The class came reconvened rested and ready for the second half of the day. The drive up to Glacier Point is another long haul, and lucky this one was broken up with the first wildlife viewing of the trip. A lone coyote decided to lounge along the roadside and send our class in to high alert as they scrambled to switch lenses and get out of the ApCab quick enough to grab a few frames of this healthy critter as he made his afternoon pilgrimage from the high country down to the valley to look for food. This coyote was comfortable with the class viewing him and gave us (and a lot of other vehicles) a good 5-10 minutes of his time before he made his way down the hillside towards the valley below. A few of the class who had longer lenses were able to get some really nice full frame images of the critter. Wildlife expert Scott Davis helped the class to get the most out of their images in the brief time we had to shoot the coyote. Brian manned the ApCab and kept the hazard lights running.
Glacier Point is a high granite area directly across the valley from the mighty Half Dome. The view is stunning, and our class arrives in plenty of time to ensure we get pole position in the workshop. We set up right on the edge of the canyon with views of Half-Dome in front of us, Nevada and Vernal Falls to our right, Yosemite Falls to our left, and the might Sierra Range sprawled out behind all of those. The class again worked with zoom lenses and created compositions that put emphasis on half dome, and used some of the tree lines, and granite cracks to help with leading lines to guide the viewer's eye through the image. We used the GND filters to balance out the brighter sky from the darker areas of the valley below, and used a polarizer to help give some definition to the few clouds that straggled through the upper reaches of the stratosphere high above. When the last light had faded, the sky kept a pastel pink glow that really helped create a wonderful scene with the pales granite in the peaks. The class shot until the sky was almost dark before finally relenting to the urge to head back to the hotel for dinner and some much earned rest.
The next day was another early start. We spent the first part of day two looking out over the valley from the most iconic vantage point- Tunnel View. Sunrises are tough in Yosemite due to the height of the surrounding peaks and the sun rising in the east behind the massive 10K plus foot rock walls. We still worked on some twilight shots of El Capitan and discussed how to use the filters to balance exposures, as well as when using a bracketed system could be helpful to help with the very tricky lighting.

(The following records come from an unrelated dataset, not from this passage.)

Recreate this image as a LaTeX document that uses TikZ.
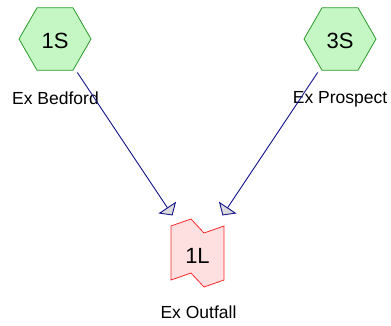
\documentclass[tikz,border=0pt]{standalone}
\usepackage{fontspec}
\setmainfont{Liberation Sans}
\usetikzlibrary{shapes.geometric,arrows.meta}
\definecolor{subfill}{RGB}{197,247,197}
\definecolor{subline}{RGB}{40,155,40}
\definecolor{outfill}{RGB}{255,224,224}
\definecolor{outline}{RGB}{250,40,40}
\definecolor{linkblue}{RGB}{20,20,140}

\begin{document}
\begin{tikzpicture}[x=1pt,y=-1pt,
		sub/.style={regular polygon,regular polygon sides=6,minimum size=72pt,inner sep=0pt,
			draw=subline,fill=subfill,line width=0.8pt,font=\fontsize{22}{26}\selectfont,
			text height=20pt,text depth=0pt},
		outfall/.style={rectangle,minimum width=53pt,minimum height=68pt,inner sep=0pt,
			font=\fontsize{22}{26}\selectfont,text height=20pt,text depth=0pt},
		lbl/.style={anchor=base,font=\fontsize{17.5}{21}\selectfont},
		link/.style={draw=linkblue,line width=0.9pt,shorten <=5pt,shorten >=4pt,
			-{Triangle[open,length=9.5pt,width=21pt,fill=black!14]}}]
		\useasboundingbox (0,0) rectangle (391,326);
		% outfall outline
		\draw[draw=outline,fill=outfill,line width=0.8pt] (171,226) -- (191,219) -- (204,233) -- (224,226)
			-- (224,280) -- (204,287) -- (191,273) -- (171,280) -- cycle;
		\node[sub] (s1) at (55,39) {1S};
		\node[sub] (s3) at (340,39) {3S};
		\node[outfall] (l1) at (197.5,253) {1L};
		\node[lbl] (n1) at (55.5,105) {Ex Bedford};
		\node[lbl] (n3) at (340,104) {Ex Prospect};
		\node[lbl] (nl) at (198.5,318) {Ex Outfall};
		\draw[link] (s1) -- (l1);
		\draw[link] (s3) -- (l1);
	\end{tikzpicture}
\end{document}
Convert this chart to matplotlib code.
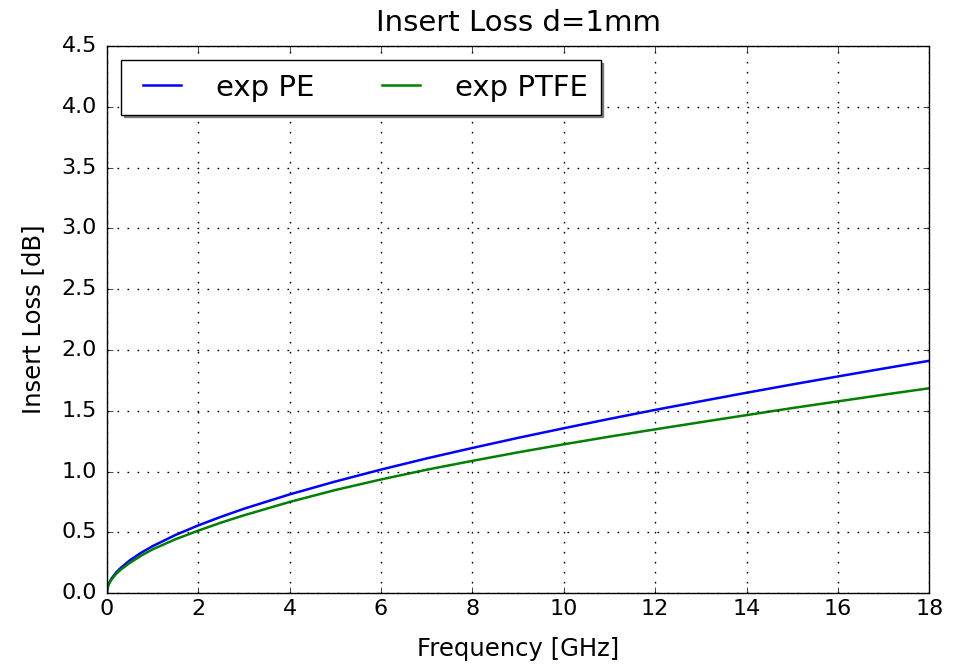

When the sun was up enough that El Capitan started to get some warm light on its eastern face the class set off for the valley to work the banks of the Merced River to grab some of the reflections of this rock climbers dream as it glowed brilliant gold in the cool blue water of the river.
The class really came away with some stunning images of El Capitan fully reflected in brilliant color in the river. Brian and Scott helped with exposure, filter use, and using some of the foliage on the banks for a foreground interest…or in some instances as compositions in and of themselves. When they had braved cold fingers and toes long enough it was off to the village of Yosemite Valley for some breakfast, coffee, and even a small impromptu processing session.
On our way out of the valley we made one stop at a colorful bend in the river where a grove of vibrant yellow-leafed trees balanced out the rapids and green-blue water of the river. It was one of those little areas you have to know to appreciate, and our instructors know these parks and all the little intricate areas that students find enjoyable to photograph.
Post-break we spent a big chunk of time near the 'swinging bridge' portion of the Merced River. This section not only offered pristine reflections of the upper portion of Yosemite Falls, but it also gave the class a chance to work on abstract images of reflections in parts of the river. This continued on our polarizer discussions we'd had over the first day as well as gave some work on thinking creatively, and coming up with more intimate and abstract detail type shots. The class took great leads from the tips Brian and Scott provided and came away with some really unique images from this stop.
Then it was off to the iconic Yosemite Chapel, where we photographed one of the parks most colorful trees. Whether we were shooting fallen leaves on the ground or trying to catch a sunburst with a high aperture while shooting through the branches, it was color, color, color everywhere in the vicinity of this tree. We also were treated to a beautiful buck deer who graciously posed for our class for a few moments in the fading golden afternoon light before bounding off to protect his herd.
While the sun sets behind the massive granite walls of the valley, the lower portion of Yosemite Falls becomes engulfed in shade, which makes it perfect for us to stop and give a brief lesson in slow shutter water photography. While this location can be roaring and nearly impossible to shoot during the spring, it was at low flow now in the fall and that meant our class could get up close and personal to the lower portion of this waterfall and capture some nice images of the falls and the pools of water around the base.
The final spot of the night was Valley View, another iconic vista. This spot offers great views of the mighty El Capitan and Bridal Veil Falls. The light radiates off of the granite walls, and then reflects its warmth into the cool waters of the river as is ambles on its way westward. The class arrived early and secured great spots right on the river where we were able to use the rocks and green river grass as foreground in our images, which primarily centered around El Cap' and the great colors it reflected into the river. This was perfect for working with the graduated filters, polarizers, and using them for a more vertically orientated composition. The class was really getting a lot of information to use over the course of the weekend, but they were soaking it in and putting it to excellent use in the field. A few of the newer students were turning out amazing images, and all in all everyone made the best use of every stop and filled up a lot of space on those memory cards. Even though the colors of fall are fleeting, the images the class captured are sure to create memories and pieces of art that last for ages.
Until next time...
Brian, Scott and the rest of the crew at the Aperture Academy.